Surface micro-cracks, a common and severe processing defect in CNC milling of high-performance components such as aero-engine turbine blades, act as stress concentration sites that drastically reduce the fatigue life of the component and threaten the structural safety of the engine. However, existing non-destructive testing techniques face challenges in being integrated into machine tools to achieve rapid, online, and quantitative in-situ detection of micro-defects on complex curved components. To address this, this paper proposes a novel in-situ detection paradigm based on a triboelectric nanogenerator (TENG), aiming to achieve high-precision quantitative inversion of the geometric parameters of micro-cracks on machined blade surfaces. The influence mechanism of crack width and depth on pulse amplitude and width was explained through systematic experimental research. Furthermore, by constructing multidimensional signal features that integrate time-domain and frequency-domain features, the coupling effects of width and depth can be decoupled. To achieve automated recognition, we constructed a hybrid deep learning model based on CNN-BiLSTM, which can autonomously mine the intrinsic correlation between spatiotemporal features and crack geometry parameters in the original signal, thereby synchronously outputting accurate predictions of width and depth.
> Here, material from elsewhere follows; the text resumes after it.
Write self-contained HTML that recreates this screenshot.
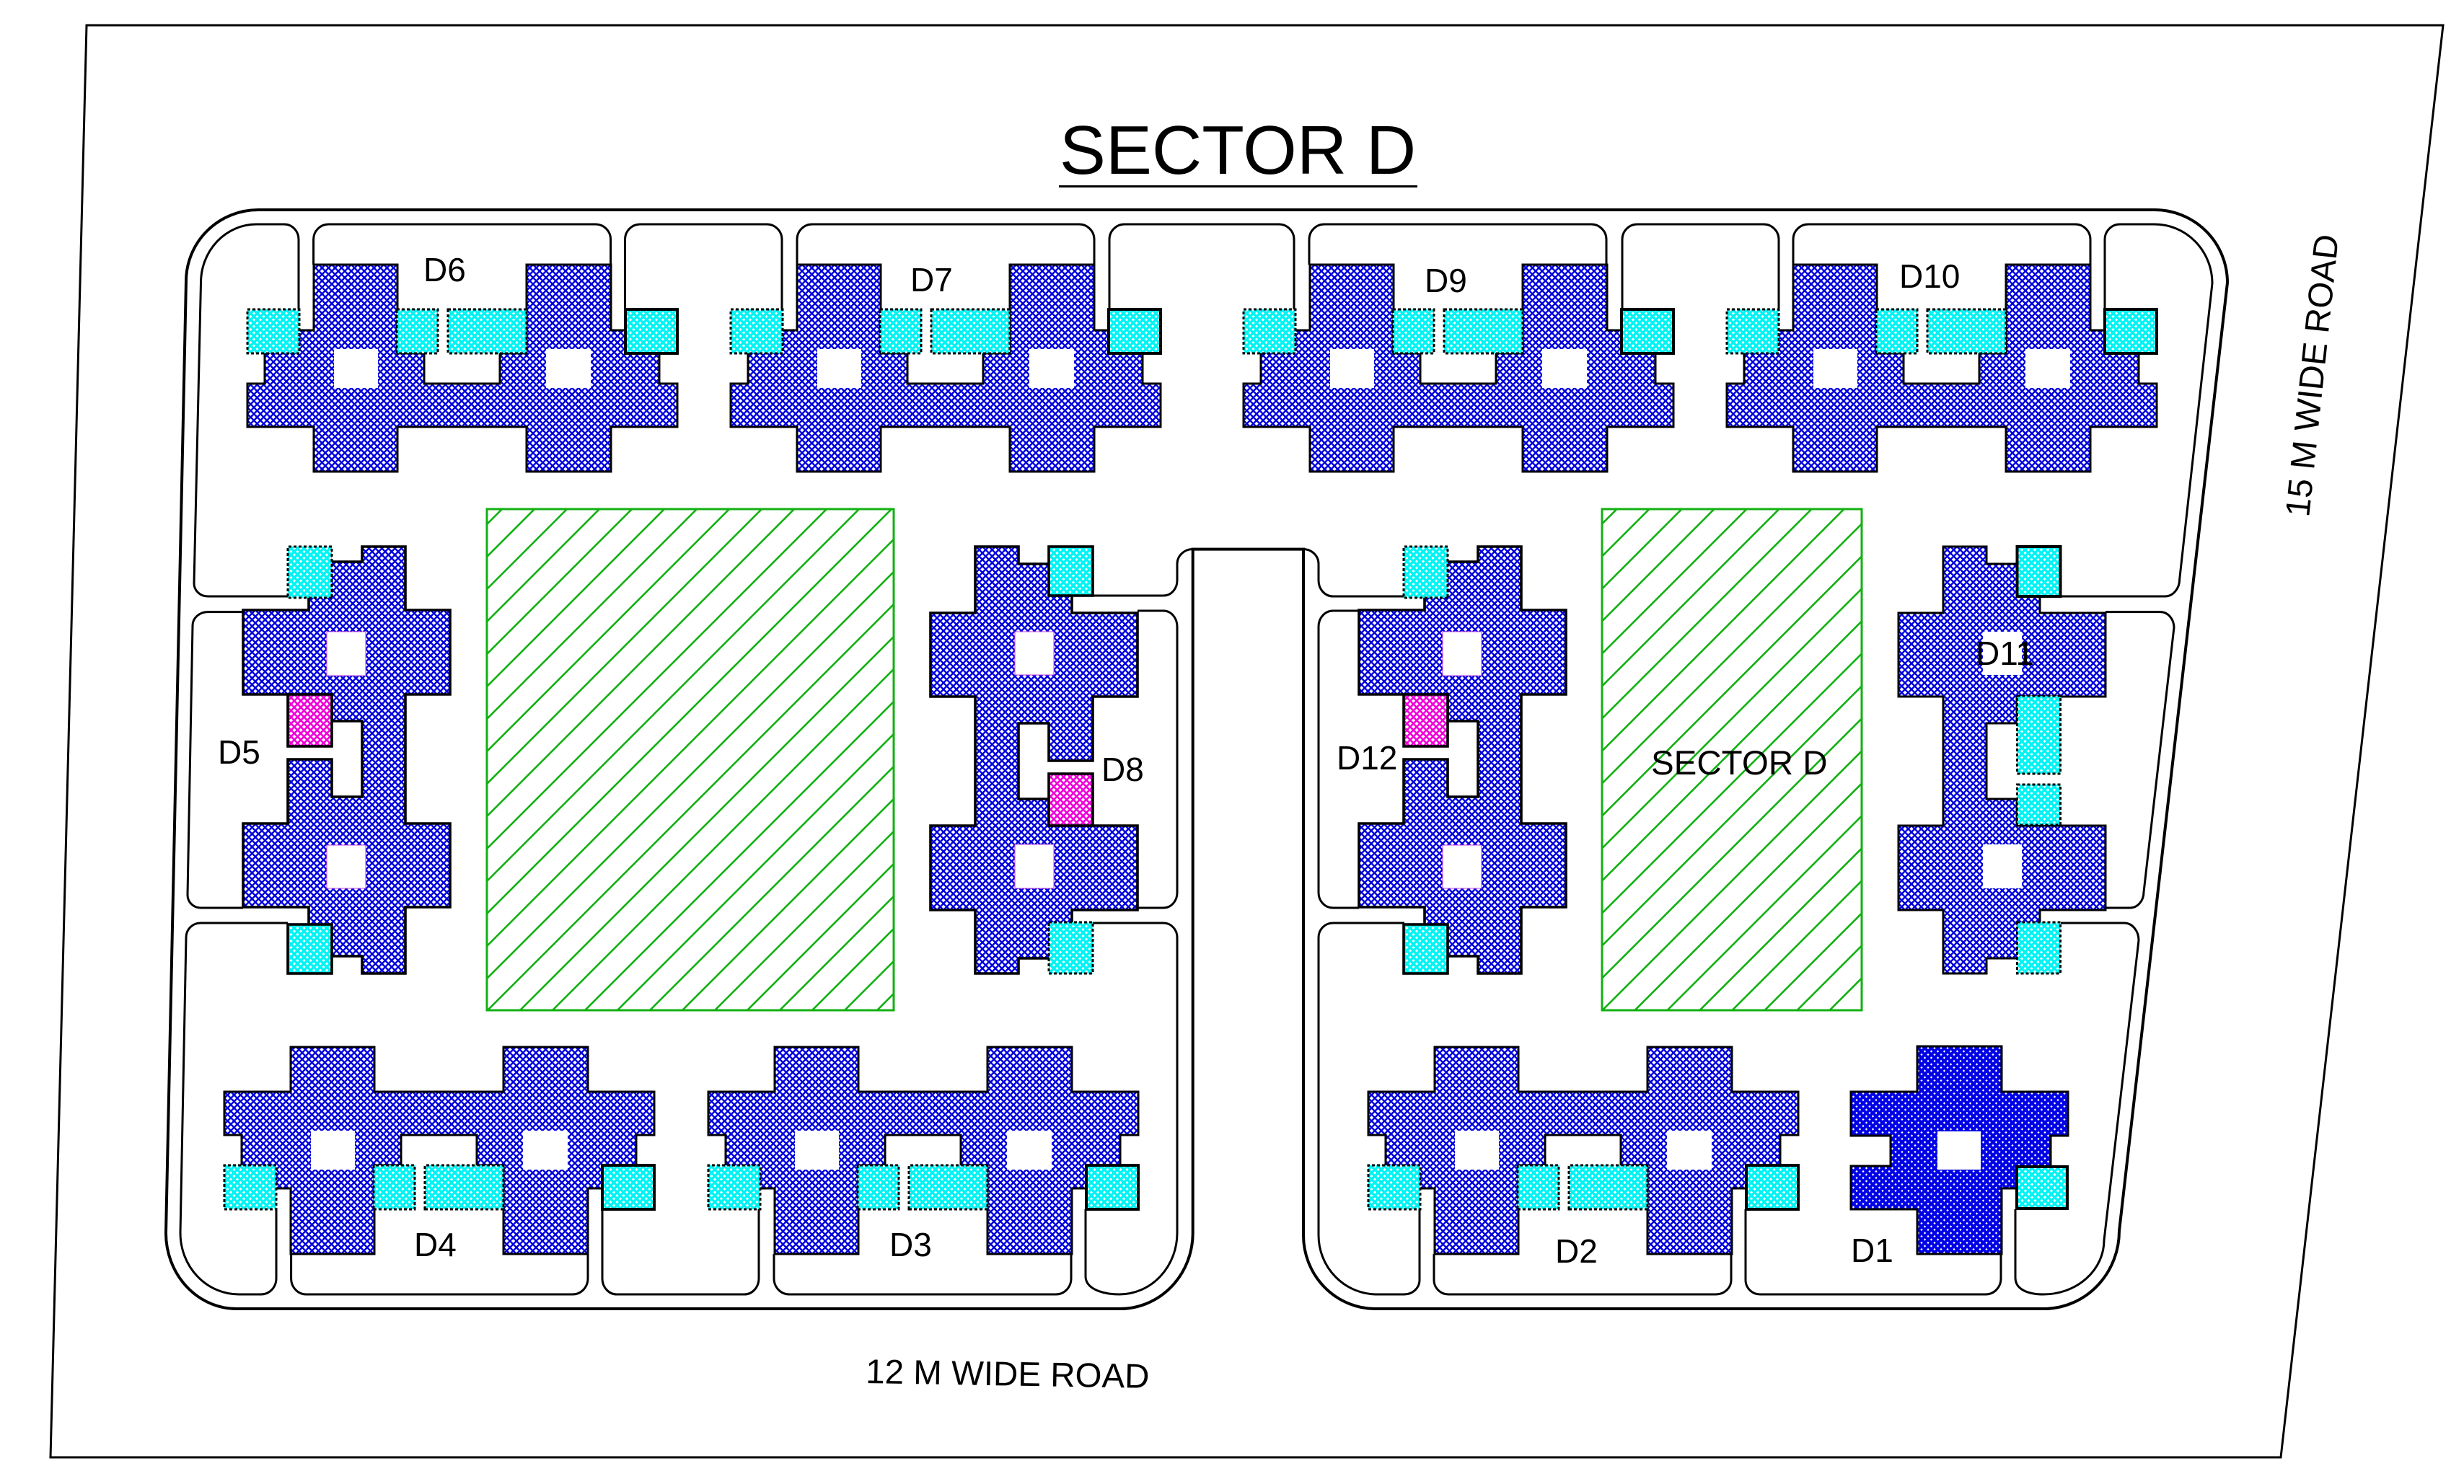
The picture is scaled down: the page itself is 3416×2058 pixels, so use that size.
<!DOCTYPE html>
<html>
<head>
<meta charset="utf-8">
<title>Sector D</title>
<style>
html,body{margin:0;padding:0;background:#fff}
svg{display:block}
text{font-family:"Liberation Sans",Arial,sans-serif;fill:#000}
</style>
</head>
<body>
<svg xmlns="http://www.w3.org/2000/svg" width="3416" height="2058" viewBox="0 0 3416 2058">
<defs>
<pattern id="b" width="9" height="9" patternUnits="userSpaceOnUse"><rect width="9" height="9" fill="#fff"/><path d="M-2-2L11 11M11-2L-2 11" stroke="#0000dc" stroke-width="2.4" fill="none"/></pattern>
<pattern id="bd" width="9" height="9" patternUnits="userSpaceOnUse"><rect width="9" height="9" fill="#fff"/><path d="M-2-2L11 11M11-2L-2 11" stroke="#0000e6" stroke-width="4" fill="none"/></pattern>
<pattern id="c" width="9" height="9" patternUnits="userSpaceOnUse"><rect width="9" height="9" fill="#fff"/><path d="M-2-2L11 11M11-2L-2 11" stroke="#00f4f4" stroke-width="3.4" fill="none"/></pattern>
<pattern id="m" width="9" height="9" patternUnits="userSpaceOnUse"><rect width="9" height="9" fill="#fff"/><path d="M-2-2L11 11M11-2L-2 11" stroke="#f000d8" stroke-width="2.6" fill="none"/></pattern>
<pattern id="g1" width="45" height="45" patternUnits="userSpaceOnUse" patternTransform="translate(7,0)"><path d="M-5 50L50-5M-5 5L5-5M40 50L50 40" stroke="#12b012" stroke-width="2.6" fill="none"/></pattern>
<pattern id="g2" width="45" height="45" patternUnits="userSpaceOnUse" patternTransform="translate(22.5,0)"><path d="M-5 50L50-5M-5 5L5-5M40 50L50 40" stroke="#12b012" stroke-width="2.6" fill="none"/></pattern>

<g id="h">
<polygon points="92,0 208,0 208,123 245,123 245,165 350,165 350,123 387,123 387,0 504,0 504,91 571,91 571,165 596,165 596,225 504,225 504,287 387,287 387,225 208,225 208,287 92,287 92,225 0,225 0,165 24,165 24,91 92,91" fill="url(#b)" stroke="#000" stroke-width="3"/>
<rect x="120" y="117" width="61" height="54" fill="#fff"/>
<rect x="414" y="117" width="62" height="54" fill="#fff"/>
<rect x="0" y="62" width="72" height="61" fill="url(#c)" stroke="#000" stroke-width="3" stroke-dasharray="4 3"/>
<rect x="207" y="62" width="57" height="61" fill="url(#c)" stroke="#000" stroke-width="3" stroke-dasharray="4 3"/>
<rect x="278" y="62" width="109" height="61" fill="url(#c)" stroke="#000" stroke-width="3" stroke-dasharray="4 3"/>
<rect x="524" y="62" width="72" height="61" fill="url(#c)" stroke="#000" stroke-width="4"/>
</g>

<g id="d8">
<polygon points="287,92 287,208 225,208 225,297 164,297 164,245 122,245 122,350 164,350 164,387 287,387 287,504 196,504 196,571 122,571 122,592 62,592 62,504 0,504 0,387 62,387 62,208 0,208 0,92 62,92 62,0 122,0 122,24 196,24 196,92" fill="url(#b)" stroke="#000" stroke-width="3.6"/>
<rect x="117" y="118" width="54" height="60" fill="#fff" stroke="#c040e0" stroke-width="1"/>
<rect x="117" y="413" width="54" height="61" fill="#fff" stroke="#c040e0" stroke-width="1"/>
<rect x="164" y="0" width="61" height="68" fill="url(#c)" stroke="#000" stroke-width="3.6"/>
<rect x="164" y="315" width="61" height="72" fill="url(#m)" stroke="#000" stroke-width="3.6"/>
<rect x="164" y="521" width="61" height="71" fill="url(#c)" stroke="#000" stroke-width="3" stroke-dasharray="4 3"/>
</g>
</defs>

<rect width="3416" height="2058" fill="#fff"/>

<!-- site boundary -->
<polygon points="120,35 3387,35 3162,2021 70,2021" fill="none" stroke="#000" stroke-width="3"/>

<!-- road outer -->
<path d="M358 291H2987A101 101 0 0 1 3088 392L2938 1707A105 108 0 0 1 2837 1815H1907A100 102 0 0 1 1807 1713V761.6H1653.7V1710A101 105 0 0 1 1552 1815H328.5A98 105 0 0 1 230 1710L258 390A100 99 0 0 1 358 291Z" fill="none" stroke="#000" stroke-width="4"/>

<g fill="none" stroke="#000" stroke-width="3">
<path d="M414 430V332A20 21 0 0 0 394 311H355A77 81 0 0 0 278.5 392L269 809A19 18 0 0 0 288 827H400"/>
<path d="M434.6 367V332A21 21 0 0 1 455 311H826A21 21 0 0 1 846.6 332V367"/>
<path d="M866.5 430V332A21 21 0 0 1 887 311H1063A21 21 0 0 1 1084 332V430"/>
<path d="M1105 367V332A21 21 0 0 1 1126 311H1496A21 21 0 0 1 1517 332V367"/>
<path d="M1538 430V332A21 21 0 0 1 1559 311H1773A21 21 0 0 1 1794 332V430"/>
<path d="M1815 367V332A21 21 0 0 1 1836 311H2206A21 21 0 0 1 2227 332V367"/>
<path d="M2249 430V332A21 21 0 0 1 2270 311H2445A21 21 0 0 1 2466 332V430"/>
<path d="M2486 367V332A21 21 0 0 1 2507 311H2877A21 21 0 0 1 2898 332V367"/>
<path d="M2918 430V332A21 21 0 0 1 2939 311H2987A80 82 0 0 1 3067 393L3021.7 803A20 24 0 0 1 3001.7 827H2857"/>
<path d="M2919 848.6H2995A19 22 0 0 1 3014 870L2972 1237A19 22 0 0 1 2953 1259H2919"/>
<path d="M2857 1280H2945A20 24 0 0 1 2965 1304L2917 1720A84 75 0 0 1 2833 1795C2815 1795 2794 1790 2794 1772V1677"/>
<path d="M2774 1739V1773A21 22 0 0 1 2753 1795H2440A20 20 0 0 1 2420 1775V1677"/>
<path d="M2400 1739V1775A21 20 0 0 1 2379 1795H2008A20 20 0 0 1 1988 1775V1739"/>
<path d="M1968 1677V1775A21 20 0 0 1 1947 1795H1909A81 82 0 0 1 1828 1713V1300A20 20 0 0 1 1848 1280H1947"/>
<path d="M1884 1259H1848A20 21 0 0 1 1828 1238V869A20 22 0 0 1 1848 847H1884"/>
<path d="M1947 827H1848A20 22 0 0 1 1828 805V782A21 20.4 0 0 0 1807 761.6"/>
<path d="M1515 826H1613A19 21 0 0 0 1632 805V782A21.7 20.4 0 0 1 1653.7 761.6"/>
<path d="M1577 847H1613A19 22 0 0 1 1632 869V1238A19 21 0 0 1 1613 1259H1577"/>
<path d="M1515 1280H1613A19 20 0 0 1 1632 1300V1710A80 85 0 0 1 1552 1795C1530 1795 1505 1788 1505 1770V1677"/>
<path d="M1485 1739V1773A21 22 0 0 1 1464 1795H1094A21 22 0 0 1 1073 1773V1739"/>
<path d="M835 1677V1773A20 22 0 0 0 855 1795H1032A20 22 0 0 0 1052 1773V1677"/>
<path d="M403.6 1739V1773A21 22 0 0 0 424 1795H794A21 22 0 0 0 815 1773V1739"/>
<path d="M383 1677V1773A21 22 0 0 1 362 1795H331A81 85 0 0 1 250 1710L258 1300A20 20 0 0 1 278 1280H399"/>
<path d="M337 1259H278A18 18 0 0 1 260 1241L267 868A21 19 0 0 1 288 848.6H337"/>
</g>

<!-- green spaces -->
<rect x="675" y="706" width="564" height="695" fill="url(#g1)" stroke="#12b012" stroke-width="3"/>
<rect x="2221" y="706" width="360" height="695" fill="url(#g2)" stroke="#12b012" stroke-width="3"/>

<!-- buildings: top row -->
<use href="#h" transform="translate(343,367)"/>
<use href="#h" transform="translate(1013,367)"/>
<use href="#h" transform="translate(1724,367)"/>
<use href="#h" transform="translate(2394,367)"/>

<!-- buildings: bottom row -->
<use href="#h" transform="translate(311,1739) scale(1,-1)"/>
<use href="#h" transform="translate(982,1739) scale(1,-1)"/>
<use href="#h" transform="translate(1897,1739) scale(1,-1)"/>

<!-- D8, D5, D12 -->
<use href="#d8" transform="translate(1290,758)"/>
<use href="#d8" transform="translate(624,1350) rotate(180)"/>
<use href="#d8" transform="translate(2171,1350) rotate(180)"/>

<!-- D11 -->
<g transform="translate(2632,758)">
<polygon points="287,92 287,208 164,208 164,245 122,245 122,350 164,350 164,387 287,387 287,504 196,504 196,571 122,571 122,592 62,592 62,504 0,504 0,387 62,387 62,208 0,208 0,92 62,92 62,0 122,0 122,24 196,24 196,92" fill="url(#b)" stroke="#000" stroke-width="3"/>
<rect x="117" y="118" width="54" height="60" fill="#fff"/>
<rect x="117" y="413" width="54" height="61" fill="#fff"/>
<rect x="164.500" y="0" width="60" height="69" fill="url(#c)" stroke="#000" stroke-width="4"/>
<rect x="164.500" y="207" width="60" height="108" fill="url(#c)" stroke="#000" stroke-width="3" stroke-dasharray="4 3"/>
<rect x="164.500" y="330" width="60" height="56" fill="url(#c)" stroke="#000" stroke-width="3" stroke-dasharray="4 3"/>
<rect x="164.500" y="521" width="60" height="71" fill="url(#c)" stroke="#000" stroke-width="3" stroke-dasharray="4 3"/>
</g>

<!-- D1 -->
<polygon points="2658,1451 2775,1451 2775,1514 2867,1514 2867,1575 2843,1575 2843,1617 2843,1648 2775,1648 2775,1739 2658,1739 2658,1677 2566,1677 2566,1617 2621,1617 2621,1575 2566,1575 2566,1514 2658,1514" fill="url(#bd)" stroke="#000" stroke-width="3"/>
<rect x="2686" y="1569" width="60" height="53" fill="#fff"/>
<rect x="2796" y="1618" width="70" height="58" fill="url(#c)" stroke="#000" stroke-width="4"/>

<!-- title -->
<text x="1716" y="241" font-size="96" text-anchor="middle">SECTOR D</text>
<rect x="1468" y="257" width="497" height="3" fill="#000"/>

<!-- road labels -->
<text x="1200" y="1918" font-size="47.500" transform="rotate(1 1200 1918)">12 M WIDE ROAD</text>
<text x="3201" y="718" font-size="47.500" transform="rotate(-84 3201 718)">15 M WIDE ROAD</text>

<!-- plot labels -->
<g font-size="46">
<text x="587" y="390">D6</text>
<text x="1262" y="404">D7</text>
<text x="1975" y="405">D9</text>
<text x="2633" y="399">D10</text>
<text x="302" y="1059">D5</text>
<text x="1527" y="1083">D8</text>
<text x="1853" y="1067">D12</text>
<text x="2739" y="922">D11</text>
<text x="2156" y="1751">D2</text>
<text x="574" y="1742">D4</text>
<text x="1233" y="1742">D3</text>
<text x="2566" y="1750">D1</text>
</g>
<text x="2289" y="1074" font-size="47.500">SECTOR D</text>
</svg>
</body>
</html>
The experimental results show that the average absolute error of the model in predicting the width and depth of microcracks is as low as 0.0091 mm and 0.0047 mm, respectively, and the coefficient of determination (R 2 ) is higher than 0.989. Furthermore, the potential of this method for identifying defects such as pitting, linear cracks, and network cracks has been further confirmed. This study not only confirms the enormous potential of TENG in intelligent manufacturing quality online monitoring, but also provides a solid technical path for the development of the next generation of intelligent integrated detection systems.